“I’m not crazy, I’m just a little unwell” — a DSM for bloggers
I’ve been a regular blogger for several years, I think that by now I’ve got a relatively decent feel for some of the many disorders that manifest in the blogosphere. This post attempts to collect and classify a few of the more salient mental blog disorders — a DSM of the blogosphere, so to speak.
Bipolar / manic-depressive. This is the blogger who posts five items and changes his template three times in four hours, then neglects his blog completely for a week and a half. Rinse and repeat.
Schizophrenic. This blogger-commenter maintains multiple personalities in different venues: When commenting at Volokh, he’s a vocal liberal; when commenting at Leiter, he’s a hardline libertarian. (Variation: This diagnosis also applies to someone who is not just a commenter but blogs at various blogs himself, and who displays multiple blogging personalities across them).
Passive Aggressive. “Dan, I doubt you’ll respond to this post, but I think that ____. ” Then, get mad when Dan doesn’t respond.
Tourette’s. This is the blogger who drops unnecessary bursts of profanity into otherwise innocuous posts. No shit, Sherlock.
OCD. I must check my blog. I must moderate comments. I must clean out the spam folder. In ten minutes, I will do this all again.
ADD/ADHD. This blogger writes several posts per day. None of them are more than a few lines long; none of them contain more than half of one coherent . . .
Blog bulimic. Blog blog blog blog blog. Delete delete delete delete delete.
Sociopath. Doesn’t comply with social norms; deceitful; aggressive; lack of remorse — and all those terms really out of the (real) DSM! Clearly, this is the category for comment trolls.
Delusional. Bloggers who exhibit any of the following symptoms: Belief that blogging counts as actual scholarship; belief that blogging makes them sexy or desirable; belief that Glenn Reynolds actually reads their blog; belief that blogging is an acceptable substitute for a social life. Surefire diagnosis: Bloggers observed making repeated, insistent statements that “blogging is not a waste of time.”
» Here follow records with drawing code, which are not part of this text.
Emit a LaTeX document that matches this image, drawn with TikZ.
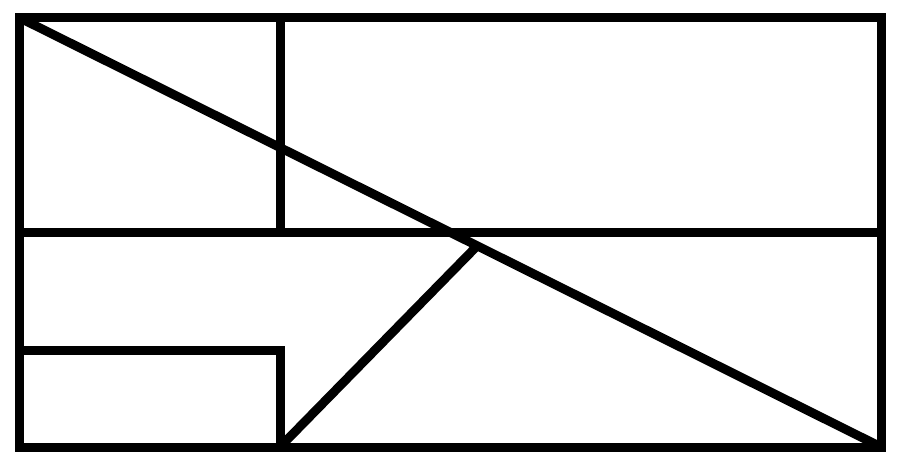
\documentclass[tikz,border=0pt]{standalone}
\usepackage{amsmath}

\begin{document}
\begin{tikzpicture}[x=1pt, y=-1pt,
                    edge/.style={draw, line width=9pt}]
  \useasboundingbox (0,0) rectangle (900,462);
  % outer frame
  \coordinate (tl) at (19,17.5);
  \coordinate (tr) at (881,17.5);
  \coordinate (br) at (881,447);
  \coordinate (bl) at (19,447);
  % inner points
  \coordinate (top) at (280,17.5);
  \coordinate (midl) at (19,233);
  \coordinate (midr) at (881,233);
  \coordinate (midc) at (280,233);
  \coordinate (stepl) at (19,351);
  \coordinate (stepc) at (280,351);
  \coordinate (foot) at (280,447);
  \coordinate (tip) at (477,246);
   \draw[edge] (tl) -- (tr) -- (br) -- (bl) -- cycle;
   \draw[edge] (top) -- (midc);
   \draw[edge] (midl) -- (midr);
   \draw[edge] (tl) -- (br);
   \draw[edge] (stepl) -- (stepc) -- (foot);
   \draw[edge] (foot) -- (tip);
 \end{tikzpicture}
\end{document}
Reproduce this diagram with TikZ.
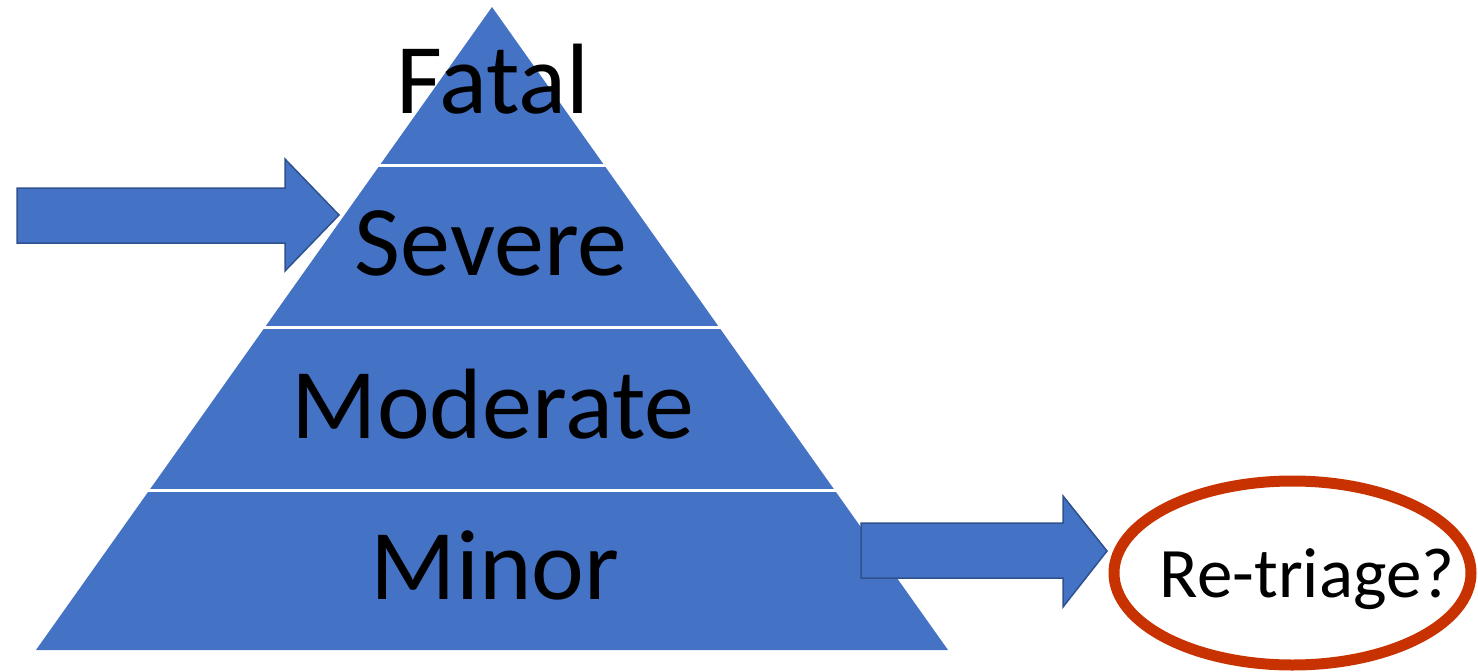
\documentclass[tikz,border=0pt]{standalone}
\usepackage{fontspec}
\setmainfont{Carlito}
\usetikzlibrary{shapes.geometric}
\definecolor{pyrblue}{HTML}{4472C4}
\definecolor{arrline}{HTML}{2F528F}
\definecolor{ringred}{RGB}{200,50,0}
\tikzset{
  pyramid/.style={fill=pyrblue},
  gapline/.style={draw=white, line width=3pt},
  bigtext/.style={anchor=base, inner sep=0pt, font=\fontsize{100}{100}\selectfont, text=black},
  smalltext/.style={anchor=base, inner sep=0pt, font=\fontsize{71}{71}\selectfont, text=black},
  blockarrow/.style={fill=pyrblue, draw=arrline, line width=1.5pt, line join=miter},
  ring/.style={ellipse, draw=ringred, line width=11pt, minimum width=357pt, minimum height=184pt, inner sep=0pt}
}
\begin{document}
\begin{tikzpicture}[x=1pt,y=-1pt]
\useasboundingbox (0,0) rectangle (1478,672);
% pyramid (apex 492,7; base 36..948 at y=650)
\path[pyramid] (492,7) -- (948,650) -- (36,650) -- cycle;
\draw[gapline] (370,165) -- (614,165);
\draw[gapline] (255,327) -- (729,327);
\draw[gapline] (140,490) -- (844,490);
% labels
\node[bigtext] (fatal) at (493,113) {Fatal};
\node[bigtext] (severe) at (491,275) {Severe};
\node[bigtext] (moderate) at (493,438) {Moderate};
\node[bigtext] (minor) at (495,599) {Minor};
% left block arrow
\path[blockarrow] (17,188) -- (285,188) -- (285,159) -- (339,215) -- (285,271) -- (285,243) -- (17,243) -- cycle;
% right block arrow
\path[blockarrow] (861,523) -- (1063,523) -- (1063,496) -- (1107,551) -- (1063,607) -- (1063,578) -- (861,578) -- cycle;
% ellipse
\node[ring] (retriage) at (1292.5,573) {};
\node[smalltext] (retriagetext) at (1307,597) {Re-triage?};
\end{tikzpicture}
\end{document}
This concludes this brief tour through the blogosphere DSM. And as for self-diagnosis . . . well, I’ll take the Fifth on that one. Besides, I didn’t see any category for “all of the above.”
First, this list is not exhaustive. Remember, Wenger’s Law: “The number of blog mental disorders is roughly equivalent to the number of bloggers.”
Second, this information should not be viewed as a diagnosis in anyone’s particular case. (Except for you, Dave Hoffman!) I’m not a psychiatrist, in blog-land or otherwise, and I can’t really diagnose anyone.
But I will say that, if you’ve read this far, you probably need therapy.